É importante. Eu enquanto artista de periferia, como artista brasileiro, entendo a importância de ter outros olhares no meu trabalho que não sejam somente olhares de dentro da periferia, é preciso ter olhares de fora da periferia para seu trabalho também.

Porque se tem olhares e disposição de fora da periferia que querem somar e esse tabu, a gente precisa quebrar. A arte da periferia, feita na periferia, para a periferia, ela nunca pode ser fechada, impossibilitando a oportunidade de um olhar de fora da periferia que vem para somar. Mandela tinha essa visão, por isso começou a lutar contra o apartheid. A gente precisa cada vez mais de olhares que possam somar, fortalecer e transformar do nosso lado, venham de onde vierem esses olhares e essas ações.

Entendo que nosso papel como artistas responsáveis por quebrar tabus, derrubar esse muro que nós do próprio movimento hip hop construímos e nós da periferia construímos, e principalmente derrubar esse muro que a burguesia criou de que o que era para eles é de conceito e o que é para nós é ralé. O que é para nós é o que quisermos que seja para nós.

Só que para isso nós precisamos ampliar nossa visão, porque muitos dos nossos ainda acham que o coitadismo é para nós e que o clássico é para eles. Precisamos quebrar esse tabu. Consumir literatura periférica é importante, mas consumir os clássicos também. Tem muita gente na periferia escrevendo, mas tem pouco gente lendo, já dizia o poeta Sérgio Vaz.

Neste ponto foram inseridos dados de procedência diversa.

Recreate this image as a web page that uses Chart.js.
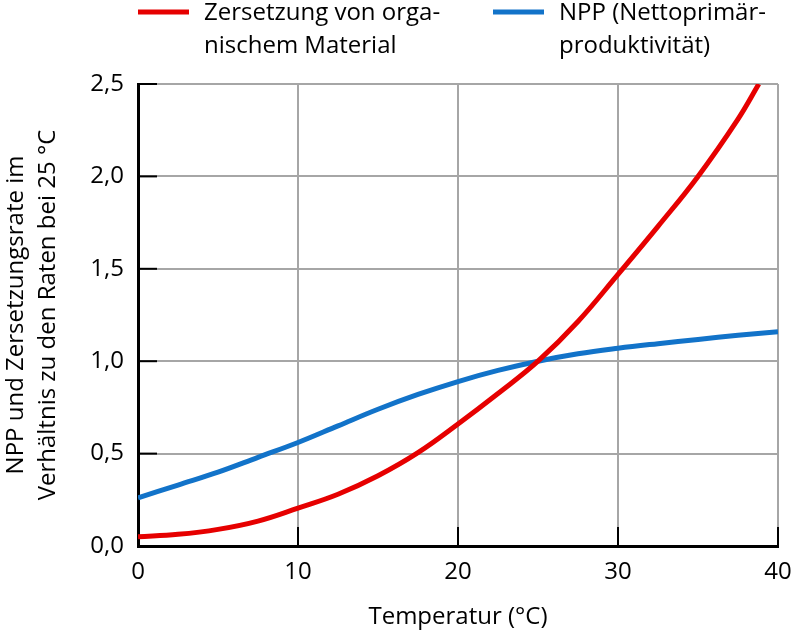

Então nosso papel ainda é e sempre será como agentes multiplicadores dessas visões, agentes multiplicadores da nossa cultura, e agentes transformadores, pois transformar a vida de uma pessoa através da arte e da cultura é fundamental para sonharmos com um futuro melhor e não com um futuro aterrorizado. Esse é o nosso papel, de agentes transformadores, multiplicadores e provocadores. E estar junto de fato. Ainda que ascendendo, nunca esquecer onde começou o pavio.